Direction
Leave the pictures out, and retype all of the material exactly as written.

•••••

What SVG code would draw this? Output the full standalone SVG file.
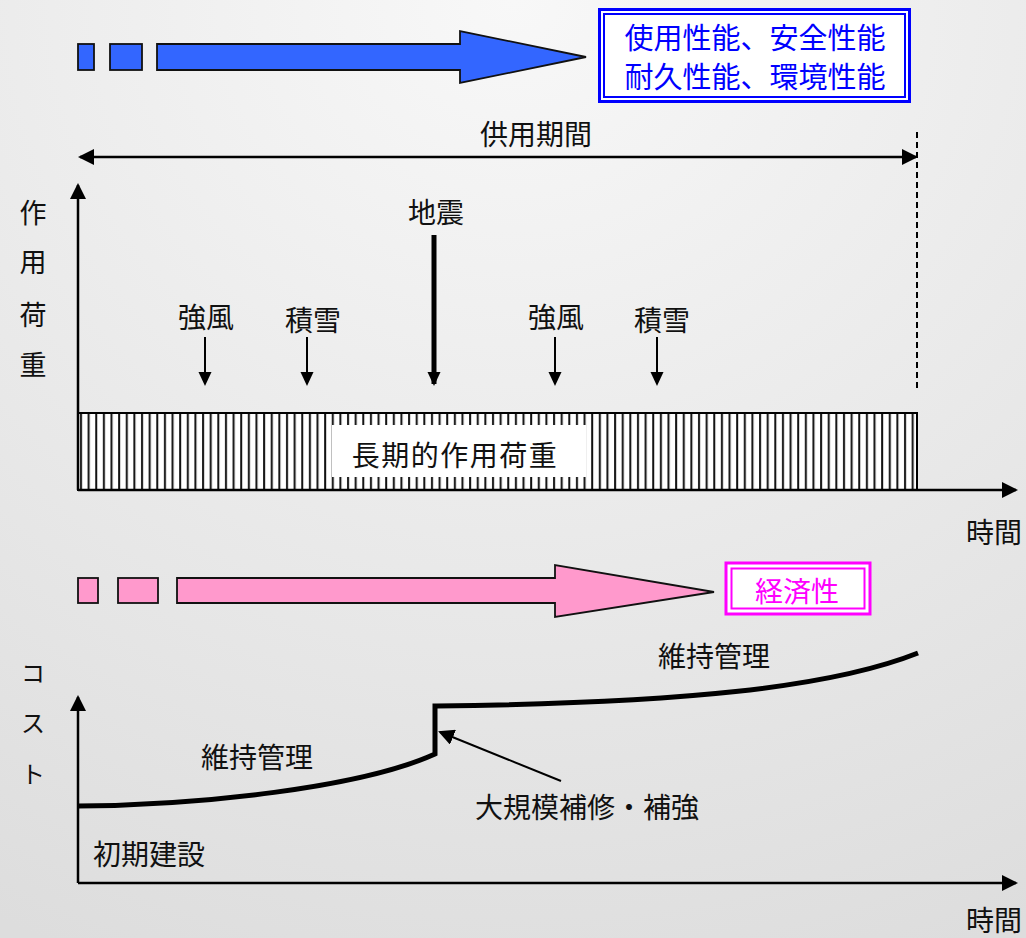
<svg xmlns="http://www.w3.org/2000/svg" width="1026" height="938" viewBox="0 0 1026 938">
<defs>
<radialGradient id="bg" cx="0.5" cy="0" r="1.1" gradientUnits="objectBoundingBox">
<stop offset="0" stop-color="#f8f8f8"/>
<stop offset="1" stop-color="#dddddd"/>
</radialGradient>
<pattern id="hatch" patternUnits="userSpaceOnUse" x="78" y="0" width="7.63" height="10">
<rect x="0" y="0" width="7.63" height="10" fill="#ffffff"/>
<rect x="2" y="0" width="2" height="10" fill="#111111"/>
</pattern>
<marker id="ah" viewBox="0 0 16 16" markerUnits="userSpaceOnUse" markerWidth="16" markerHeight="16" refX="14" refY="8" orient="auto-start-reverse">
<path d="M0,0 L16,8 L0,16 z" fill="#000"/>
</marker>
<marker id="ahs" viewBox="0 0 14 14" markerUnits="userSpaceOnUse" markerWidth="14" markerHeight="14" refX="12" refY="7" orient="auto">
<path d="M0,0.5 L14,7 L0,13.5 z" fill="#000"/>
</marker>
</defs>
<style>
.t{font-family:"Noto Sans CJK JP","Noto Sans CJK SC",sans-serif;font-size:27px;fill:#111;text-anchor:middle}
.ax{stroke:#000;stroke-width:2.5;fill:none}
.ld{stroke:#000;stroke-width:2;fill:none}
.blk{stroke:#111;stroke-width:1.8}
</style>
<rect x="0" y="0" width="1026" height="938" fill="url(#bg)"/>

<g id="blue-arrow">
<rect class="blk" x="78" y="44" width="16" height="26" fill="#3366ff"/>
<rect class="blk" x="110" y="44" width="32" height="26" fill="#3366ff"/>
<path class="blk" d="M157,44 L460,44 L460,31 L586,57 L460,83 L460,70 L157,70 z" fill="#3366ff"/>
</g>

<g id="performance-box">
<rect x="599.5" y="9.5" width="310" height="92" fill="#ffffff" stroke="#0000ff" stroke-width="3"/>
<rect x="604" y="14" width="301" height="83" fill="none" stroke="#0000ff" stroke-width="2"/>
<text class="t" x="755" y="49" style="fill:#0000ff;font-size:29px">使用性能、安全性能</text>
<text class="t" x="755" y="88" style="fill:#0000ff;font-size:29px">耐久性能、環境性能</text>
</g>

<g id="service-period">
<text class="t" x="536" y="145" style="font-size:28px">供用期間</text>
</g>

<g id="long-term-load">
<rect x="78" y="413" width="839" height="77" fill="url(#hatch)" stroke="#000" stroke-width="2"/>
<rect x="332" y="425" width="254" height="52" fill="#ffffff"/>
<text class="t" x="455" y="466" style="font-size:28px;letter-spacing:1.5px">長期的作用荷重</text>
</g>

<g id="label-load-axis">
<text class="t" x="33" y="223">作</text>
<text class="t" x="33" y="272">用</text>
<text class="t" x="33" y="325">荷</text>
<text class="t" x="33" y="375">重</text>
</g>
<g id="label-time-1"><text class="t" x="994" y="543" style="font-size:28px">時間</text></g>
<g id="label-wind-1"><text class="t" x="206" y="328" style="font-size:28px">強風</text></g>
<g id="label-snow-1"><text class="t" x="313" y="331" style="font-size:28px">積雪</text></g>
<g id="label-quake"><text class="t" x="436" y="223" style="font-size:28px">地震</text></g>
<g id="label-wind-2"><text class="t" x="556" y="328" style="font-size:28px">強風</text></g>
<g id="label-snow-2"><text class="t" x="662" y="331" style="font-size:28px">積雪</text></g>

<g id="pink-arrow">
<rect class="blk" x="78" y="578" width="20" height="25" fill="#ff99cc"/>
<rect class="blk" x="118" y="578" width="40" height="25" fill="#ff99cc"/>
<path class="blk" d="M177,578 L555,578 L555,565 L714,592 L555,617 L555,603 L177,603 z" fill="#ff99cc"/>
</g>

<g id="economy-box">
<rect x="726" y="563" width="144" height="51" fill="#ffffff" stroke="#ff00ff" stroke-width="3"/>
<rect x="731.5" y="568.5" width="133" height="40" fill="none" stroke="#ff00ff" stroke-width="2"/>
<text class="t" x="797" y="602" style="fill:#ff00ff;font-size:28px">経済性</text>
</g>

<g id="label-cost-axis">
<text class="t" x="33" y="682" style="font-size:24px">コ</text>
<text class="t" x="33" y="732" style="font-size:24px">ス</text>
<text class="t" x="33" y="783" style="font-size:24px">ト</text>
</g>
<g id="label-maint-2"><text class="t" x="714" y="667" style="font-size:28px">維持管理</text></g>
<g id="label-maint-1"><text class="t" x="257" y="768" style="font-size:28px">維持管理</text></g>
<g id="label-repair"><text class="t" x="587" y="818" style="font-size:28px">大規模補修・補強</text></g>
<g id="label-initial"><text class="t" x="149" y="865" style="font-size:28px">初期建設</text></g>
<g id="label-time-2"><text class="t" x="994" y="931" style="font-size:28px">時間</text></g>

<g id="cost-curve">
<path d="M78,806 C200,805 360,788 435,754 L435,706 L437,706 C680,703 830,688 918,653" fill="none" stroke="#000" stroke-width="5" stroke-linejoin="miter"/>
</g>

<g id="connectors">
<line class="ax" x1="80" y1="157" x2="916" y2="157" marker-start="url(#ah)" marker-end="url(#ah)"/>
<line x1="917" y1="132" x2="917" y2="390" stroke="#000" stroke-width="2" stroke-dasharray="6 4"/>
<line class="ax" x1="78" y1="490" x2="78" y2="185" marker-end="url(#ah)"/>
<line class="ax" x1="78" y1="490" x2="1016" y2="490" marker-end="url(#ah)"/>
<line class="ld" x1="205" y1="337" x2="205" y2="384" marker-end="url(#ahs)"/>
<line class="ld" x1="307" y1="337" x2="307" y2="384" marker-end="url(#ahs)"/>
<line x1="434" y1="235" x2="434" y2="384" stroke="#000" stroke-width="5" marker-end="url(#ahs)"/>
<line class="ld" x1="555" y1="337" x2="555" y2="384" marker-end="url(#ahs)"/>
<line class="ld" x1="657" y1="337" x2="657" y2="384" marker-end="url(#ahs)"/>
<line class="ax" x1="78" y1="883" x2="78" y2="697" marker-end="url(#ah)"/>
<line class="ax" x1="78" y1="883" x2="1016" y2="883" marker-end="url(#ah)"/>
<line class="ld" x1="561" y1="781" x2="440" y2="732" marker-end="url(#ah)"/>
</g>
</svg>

•••••

Response below
What SVG code would draw this? Output the full standalone SVG file.
<svg xmlns="http://www.w3.org/2000/svg" width="1026" height="938" viewBox="0 0 1026 938">
<defs>
<radialGradient id="bg" cx="0.5" cy="0" r="1.1" gradientUnits="objectBoundingBox">
<stop offset="0" stop-color="#f8f8f8"/>
<stop offset="1" stop-color="#dddddd"/>
</radialGradient>
<pattern id="hatch" patternUnits="userSpaceOnUse" x="78" y="0" width="7.63" height="10">
<rect x="0" y="0" width="7.63" height="10" fill="#ffffff"/>
<rect x="2" y="0" width="2" height="10" fill="#111111"/>
</pattern>
<marker id="ah" viewBox="0 0 16 16" markerUnits="userSpaceOnUse" markerWidth="16" markerHeight="16" refX="14" refY="8" orient="auto-start-reverse">
<path d="M0,0 L16,8 L0,16 z" fill="#000"/>
</marker>
<marker id="ahs" viewBox="0 0 14 14" markerUnits="userSpaceOnUse" markerWidth="14" markerHeight="14" refX="12" refY="7" orient="auto">
<path d="M0,0.5 L14,7 L0,13.5 z" fill="#000"/>
</marker>
</defs>
<style>
.t{font-family:"Noto Sans CJK JP","Noto Sans CJK SC",sans-serif;font-size:27px;fill:#111;text-anchor:middle}
.ax{stroke:#000;stroke-width:2.5;fill:none}
.ld{stroke:#000;stroke-width:2;fill:none}
.blk{stroke:#111;stroke-width:1.8}
</style>
<rect x="0" y="0" width="1026" height="938" fill="url(#bg)"/>

<g id="blue-arrow">
<rect class="blk" x="78" y="44" width="16" height="26" fill="#3366ff"/>
<rect class="blk" x="110" y="44" width="32" height="26" fill="#3366ff"/>
<path class="blk" d="M157,44 L460,44 L460,31 L586,57 L460,83 L460,70 L157,70 z" fill="#3366ff"/>
</g>

<g id="performance-box">
<rect x="599.5" y="9.5" width="310" height="92" fill="#ffffff" stroke="#0000ff" stroke-width="3"/>
<rect x="604" y="14" width="301" height="83" fill="none" stroke="#0000ff" stroke-width="2"/>
<text class="t" x="755" y="49" style="fill:#0000ff;font-size:29px">使用性能、安全性能</text>
<text class="t" x="755" y="88" style="fill:#0000ff;font-size:29px">耐久性能、環境性能</text>
</g>

<g id="service-period">
<text class="t" x="536" y="145" style="font-size:28px">供用期間</text>
</g>

<g id="long-term-load">
<rect x="78" y="413" width="839" height="77" fill="url(#hatch)" stroke="#000" stroke-width="2"/>
<rect x="332" y="425" width="254" height="52" fill="#ffffff"/>
<text class="t" x="455" y="466" style="font-size:28px;letter-spacing:1.5px">長期的作用荷重</text>
</g>

<g id="label-load-axis">
<text class="t" x="33" y="223">作</text>
<text class="t" x="33" y="272">用</text>
<text class="t" x="33" y="325">荷</text>
<text class="t" x="33" y="375">重</text>
</g>
<g id="label-time-1"><text class="t" x="994" y="543" style="font-size:28px">時間</text></g>
<g id="label-wind-1"><text class="t" x="206" y="328" style="font-size:28px">強風</text></g>
<g id="label-snow-1"><text class="t" x="313" y="331" style="font-size:28px">積雪</text></g>
<g id="label-quake"><text class="t" x="436" y="223" style="font-size:28px">地震</text></g>
<g id="label-wind-2"><text class="t" x="556" y="328" style="font-size:28px">強風</text></g>
<g id="label-snow-2"><text class="t" x="662" y="331" style="font-size:28px">積雪</text></g>

<g id="pink-arrow">
<rect class="blk" x="78" y="578" width="20" height="25" fill="#ff99cc"/>
<rect class="blk" x="118" y="578" width="40" height="25" fill="#ff99cc"/>
<path class="blk" d="M177,578 L555,578 L555,565 L714,592 L555,617 L555,603 L177,603 z" fill="#ff99cc"/>
</g>

<g id="economy-box">
<rect x="726" y="563" width="144" height="51" fill="#ffffff" stroke="#ff00ff" stroke-width="3"/>
<rect x="731.5" y="568.5" width="133" height="40" fill="none" stroke="#ff00ff" stroke-width="2"/>
<text class="t" x="797" y="602" style="fill:#ff00ff;font-size:28px">経済性</text>
</g>

<g id="label-cost-axis">
<text class="t" x="33" y="682" style="font-size:24px">コ</text>
<text class="t" x="33" y="732" style="font-size:24px">ス</text>
<text class="t" x="33" y="783" style="font-size:24px">ト</text>
</g>
<g id="label-maint-2"><text class="t" x="714" y="667" style="font-size:28px">維持管理</text></g>
<g id="label-maint-1"><text class="t" x="257" y="768" style="font-size:28px">維持管理</text></g>
<g id="label-repair"><text class="t" x="587" y="818" style="font-size:28px">大規模補修・補強</text></g>
<g id="label-initial"><text class="t" x="149" y="865" style="font-size:28px">初期建設</text></g>
<g id="label-time-2"><text class="t" x="994" y="931" style="font-size:28px">時間</text></g>

<g id="cost-curve">
<path d="M78,806 C200,805 360,788 435,754 L435,706 L437,706 C680,703 830,688 918,653" fill="none" stroke="#000" stroke-width="5" stroke-linejoin="miter"/>
</g>

<g id="connectors">
<line class="ax" x1="80" y1="157" x2="916" y2="157" marker-start="url(#ah)" marker-end="url(#ah)"/>
<line x1="917" y1="132" x2="917" y2="390" stroke="#000" stroke-width="2" stroke-dasharray="6 4"/>
<line class="ax" x1="78" y1="490" x2="78" y2="185" marker-end="url(#ah)"/>
<line class="ax" x1="78" y1="490" x2="1016" y2="490" marker-end="url(#ah)"/>
<line class="ld" x1="205" y1="337" x2="205" y2="384" marker-end="url(#ahs)"/>
<line class="ld" x1="307" y1="337" x2="307" y2="384" marker-end="url(#ahs)"/>
<line x1="434" y1="235" x2="434" y2="384" stroke="#000" stroke-width="5" marker-end="url(#ahs)"/>
<line class="ld" x1="555" y1="337" x2="555" y2="384" marker-end="url(#ahs)"/>
<line class="ld" x1="657" y1="337" x2="657" y2="384" marker-end="url(#ahs)"/>
<line class="ax" x1="78" y1="883" x2="78" y2="697" marker-end="url(#ah)"/>
<line class="ax" x1="78" y1="883" x2="1016" y2="883" marker-end="url(#ah)"/>
<line class="ld" x1="561" y1="781" x2="440" y2="732" marker-end="url(#ah)"/>
</g>
</svg>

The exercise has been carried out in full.